The saint is most often portrayed in full armor, carrying a spear or sword and slaying a dragon. This image comes from the most famous of the St. George folklore called the Golden Legend, which is said to have taken place in Silene (modern-day Libya), where George may have been born. The town was plagued by a venomous dragon—some stories say it was an alligator—that townsfolk offered two sheep daily to keep it at bay. It soon wanted human sacrifice, so children were chosen by lottery.

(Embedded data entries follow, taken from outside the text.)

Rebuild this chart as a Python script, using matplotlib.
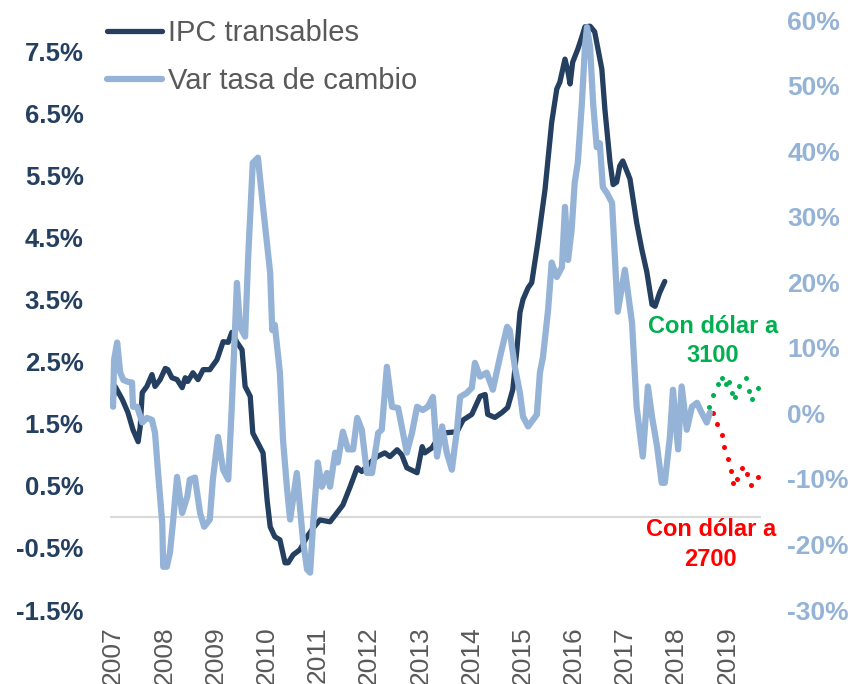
import matplotlib
matplotlib.use("Agg")
import matplotlib.pyplot as plt
from matplotlib.lines import Line2D

plt.rcParams['font.family'] = ['Liberation Sans', 'DejaVu Sans']

# IPC transables (left axis, %)
ipc_year = [2007.00, 2007.04, 2007.18, 2007.29, 2007.39, 2007.49, 2007.53, 2007.57, 2007.66, 2007.76,
            2007.82, 2007.92, 2008.02, 2008.07, 2008.15, 2008.25, 2008.35, 2008.41, 2008.46, 2008.56,
            2008.66, 2008.76, 2008.89, 2009.03, 2009.15, 2009.25, 2009.32, 2009.42, 2009.52, 2009.58,
            2009.68, 2009.73, 2009.83, 2009.93, 2010.01, 2010.07, 2010.16, 2010.26, 2010.36, 2010.42,
            2010.52, 2010.65, 2010.79, 2010.91, 2011.04, 2011.24, 2011.37, 2011.49, 2011.63, 2011.77,
            2011.86, 2012.02, 2012.16, 2012.31, 2012.41, 2012.55, 2012.64, 2012.74, 2012.94, 2013.04,
            2013.09, 2013.23, 2013.33, 2013.45, 2013.72, 2013.84, 2014.01, 2014.17, 2014.27, 2014.32,
            2014.46, 2014.60, 2014.71, 2014.81, 2014.89, 2014.95, 2015.01, 2015.11, 2015.18, 2015.30,
            2015.44, 2015.57, 2015.67, 2015.73, 2015.83, 2015.89, 2015.93, 2015.98, 2016.08, 2016.16,
            2016.22, 2016.32, 2016.41, 2016.55, 2016.61, 2016.71, 2016.77, 2016.84, 2016.90, 2016.96,
            2017.10, 2017.23, 2017.33, 2017.43, 2017.53, 2017.59, 2017.68, 2017.78]
ipc_val = [1.89, 2.10, 1.89, 1.68, 1.40, 1.21, 1.45, 2.00, 2.10, 2.29,
           2.10, 2.21, 2.39, 2.37, 2.24, 2.21, 2.08, 2.24, 2.18, 2.32,
           2.21, 2.37, 2.37, 2.53, 2.82, 2.81, 2.97, 2.81, 2.69, 2.10,
           1.94, 1.35, 1.19, 1.03, 0.27, -0.16, -0.32, -0.37, -0.74, -0.74,
           -0.61, -0.53, -0.32, -0.18, -0.05, -0.08, 0.06, 0.19, 0.48, 0.79,
           0.73, 0.87, 0.97, 1.03, 0.97, 1.08, 1.00, 0.79, 0.71, 1.13,
           1.03, 1.11, 1.24, 1.35, 1.37, 1.56, 1.65, 1.94, 1.97, 1.65,
           1.60, 1.68, 1.76, 2.05, 2.69, 3.29, 3.50, 3.69, 3.77, 4.42,
           5.27, 6.35, 6.89, 7.00, 7.37, 7.16, 6.97, 7.32, 7.53, 7.73,
           7.89, 7.90, 7.81, 7.21, 6.56, 5.71, 5.35, 5.39, 5.65, 5.73,
           5.44, 4.74, 4.31, 3.94, 3.42, 3.39, 3.61, 3.79]

# Var tasa de cambio (right axis, %)
fx_year = [2007.00, 2007.02, 2007.08, 2007.14, 2007.20, 2007.29, 2007.37, 2007.39, 2007.47, 2007.57,
           2007.66, 2007.76, 2007.82, 2007.88, 2007.96, 2007.98, 2008.05, 2008.11, 2008.17, 2008.25,
           2008.35, 2008.45, 2008.50, 2008.60, 2008.70, 2008.78, 2008.89, 2008.95, 2009.05, 2009.15,
           2009.25, 2009.32, 2009.42, 2009.48, 2009.58, 2009.64, 2009.73, 2009.83, 2009.93, 2010.07,
           2010.11, 2010.16, 2010.26, 2010.32, 2010.40, 2010.46, 2010.59, 2010.65, 2010.71, 2010.79,
           2010.85, 2010.91, 2011.00, 2011.08, 2011.18, 2011.24, 2011.34, 2011.39, 2011.49, 2011.59,
           2011.69, 2011.77, 2011.86, 2011.96, 2012.06, 2012.18, 2012.25, 2012.35, 2012.45, 2012.57,
           2012.74, 2012.84, 2012.94, 2013.05, 2013.15, 2013.25, 2013.33, 2013.43, 2013.52, 2013.62,
           2013.72, 2013.78, 2013.91, 2014.01, 2014.07, 2014.17, 2014.30, 2014.42, 2014.56, 2014.70,
           2014.75, 2014.85, 2014.95, 2015.01, 2015.11, 2015.28, 2015.34, 2015.40, 2015.50, 2015.57,
           2015.67, 2015.77, 2015.83, 2015.89, 2015.96, 2016.02, 2016.08, 2016.16, 2016.22, 2016.26,
           2016.32, 2016.38, 2016.45, 2016.51, 2016.57, 2016.65, 2016.75, 2016.86, 2017.00, 2017.14,
           2017.23, 2017.35, 2017.45, 2017.53, 2017.63, 2017.72, 2017.78, 2017.88, 2017.94, 2018.04,
           2018.11, 2018.21, 2018.31, 2018.41, 2018.50, 2018.60, 2018.66]
fx_val = [1.0, 8.2, 10.8, 6.2, 5.1, 4.8, 4.7, 1.0, 1.0, -1.4,
          -0.7, -1.0, -3.0, -9.1, -16.7, -23.4, -23.4, -21.3, -16.7, -9.7,
          -15.2, -12.7, -10.1, -9.8, -15.2, -17.3, -16.2, -10.1, -3.6, -8.6,
          -10.1, 1.0, 19.9, 13.2, 11.7, 23.9, 38.2, 39.0, 31.5, 21.4,
          12.7, 13.5, 6.2, -4.0, -11.6, -16.2, -9.1, -14.2, -19.3, -23.8,
          -24.3, -16.7, -7.5, -11.2, -9.1, -11.2, -6.0, -7.5, -2.8, -5.5,
          -5.5, -0.7, -2.5, -9.1, -9.1, -3.0, -2.5, 7.1, 1.0, 0.8,
          -6.0, -3.0, 1.0, 0.5, 1.0, 2.5, -6.6, -2.0, -6.0, -8.6,
          -2.5, 2.5, 3.1, 3.9, 7.7, 5.6, 6.2, 3.6, 8.6, 13.2,
          12.7, 7.1, 3.1, -0.5, -2.0, -0.2, 6.2, 8.6, 15.8, 23.0,
          20.8, 22.3, 31.5, 23.4, 28.0, 35.2, 38.2, 47.3, 55.9, 58.9,
          55.9, 47.3, 40.6, 41.2, 34.5, 33.6, 32.1, 15.5, 21.9, 13.8,
          1.0, -6.6, 4.1, -0.5, -5.1, -10.6, -10.6, -3.6, 3.6, -5.5,
          4.1, -2.5, 1.0, 1.6, 0.1, -1.4, 0.1]

# projections (right axis)
up_year = [2018.64, 2018.72, 2018.82, 2018.89, 2018.97, 2019.03, 2019.09, 2019.15, 2019.23, 2019.36,
           2019.42, 2019.48, 2019.60]
up_val = [1.0, 2.8, 4.5, 5.4, 4.5, 4.8, 3.1, 2.5, 4.1, 5.4, 3.4, 2.2, 3.8]
down_year = [2018.72, 2018.80, 2018.89, 2018.93, 2019.01, 2019.07, 2019.11, 2019.19, 2019.29, 2019.38,
             2019.46, 2019.60]
down_val = [0.1, -1.6, -3.3, -5.1, -6.9, -8.8, -10.6, -10.0, -8.4, -9.2, -11.0, -9.7]

years = list(range(2007, 2020))
left_ticks = [-1.5, -0.5, 0.5, 1.5, 2.5, 3.5, 4.5, 5.5, 6.5, 7.5]
right_ticks = list(range(-30, 61, 10))

navy = '#243F60'
light = '#95B3D7'
grey = '#595959'

W, H = 857, 684
fig = plt.figure(figsize=(W / 100, H / 100), dpi=100)
ax = fig.add_axes([110 / W, 1 - 610 / H, (761 - 110) / W, 590 / H])
ax2 = ax.twinx()

ax.axhline(0, color='#D9D9D9', lw=1.5, zorder=1)
ax.plot(ipc_year, ipc_val, color=navy, lw=3.8, solid_joinstyle='round', solid_capstyle='round', zorder=3)
ax2.plot(fx_year, fx_val, color=light, lw=4.5, solid_joinstyle='round', solid_capstyle='round', zorder=3)
ax2.plot(up_year, up_val, 'o', color='#00B050', ms=3.6, mec='none')
ax2.plot(down_year, down_val, 'o', color='#FF0000', ms=3.6, mec='none')

ax.set_xlim(2006.94, 2019.66)
ax.set_ylim(-1.5, 8.0)
ax2.set_ylim(-30, 60)

ax.set_xticks(years)
ax.set_xticklabels([str(y) for y in years], rotation=90, fontsize=19, color=grey)
ax.set_yticks(left_ticks)
ax.set_yticklabels(['%.1f%%' % v for v in left_ticks], fontsize=18.5, fontweight='bold', color=navy)
ax2.set_yticks(right_ticks)
ax2.set_yticklabels(['%d%%' % v for v in right_ticks], fontsize=19, fontweight='bold', color=light)
ax.tick_params(axis='x', length=0, pad=12)
ax.tick_params(axis='y', length=0, pad=19)
ax2.tick_params(axis='y', length=0, pad=19)

for a in (ax, ax2):
    for s in a.spines.values():
        s.set_visible(False)

ax2.text(2018.72, 11.0, 'Con dólar a\n3100', color='#00B050', fontsize=17, fontweight='bold',
         ha='center', va='center', linespacing=1.35)
ax2.text(2018.68, -20.0, 'Con dólar a\n2700', color='#FF0000', fontsize=17, fontweight='bold',
         ha='center', va='center', linespacing=1.35)

handles = [Line2D([], [], color=navy, lw=3.8, solid_capstyle='round'),
           Line2D([], [], color=light, lw=4.5, solid_capstyle='round')]
leg = ax2.legend(handles, ['IPC transables', 'Var tasa de cambio'], loc='upper left',
                 bbox_to_anchor=(107 / W, 1 - 19 / H), bbox_transform=fig.transFigure,
                 frameon=False, fontsize=21, handlelength=1.9, handletextpad=0.2,
                 borderpad=0, borderaxespad=0, labelspacing=0.68)
for t in leg.get_texts():
    t.set_color(grey)

fig.savefig('out.png', dpi=100)
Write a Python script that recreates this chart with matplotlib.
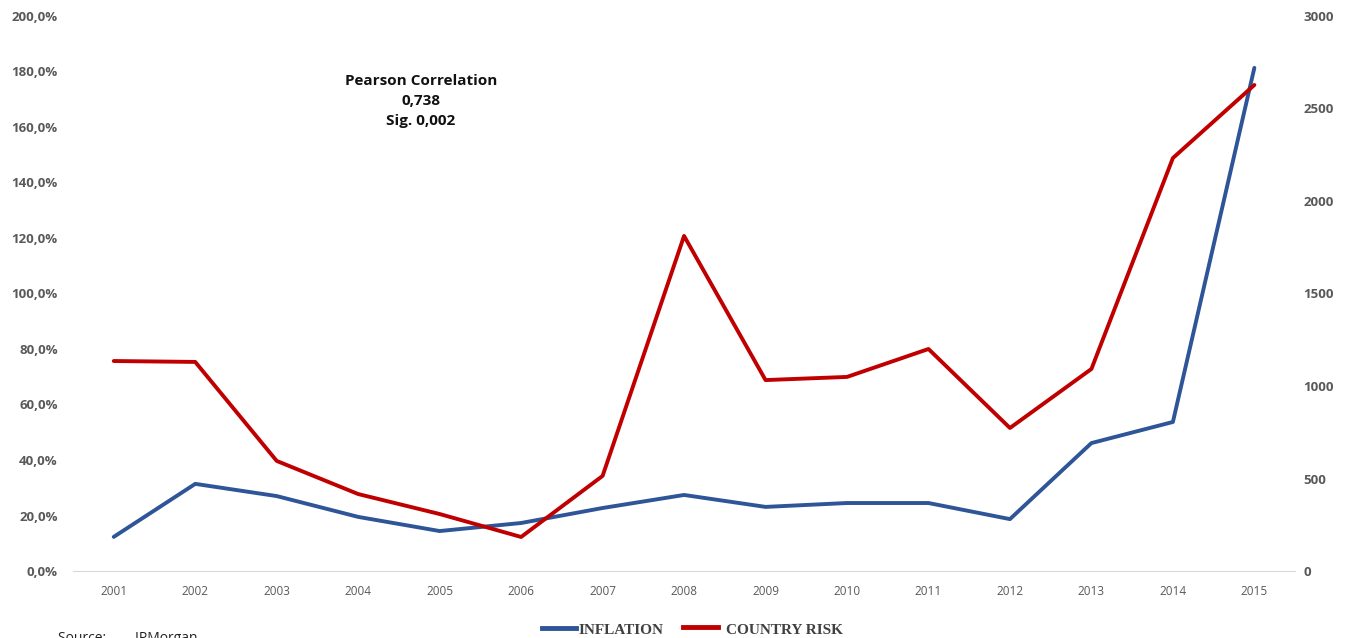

One time the lot fell on the king’s daughter. The king offered all his gold and silver to have his daughter spared; the people refused. The daughter was sent out to the lake, dressed as a bride, to be fed to the dragon. Saint George by chance arrived at the spot. The princess tried to send him away, but he vowed to remain. The dragon emerged from the pond while they were conversing. Saint George made the Sign of the Cross and charged it on horseback, seriously wounding it with his lance.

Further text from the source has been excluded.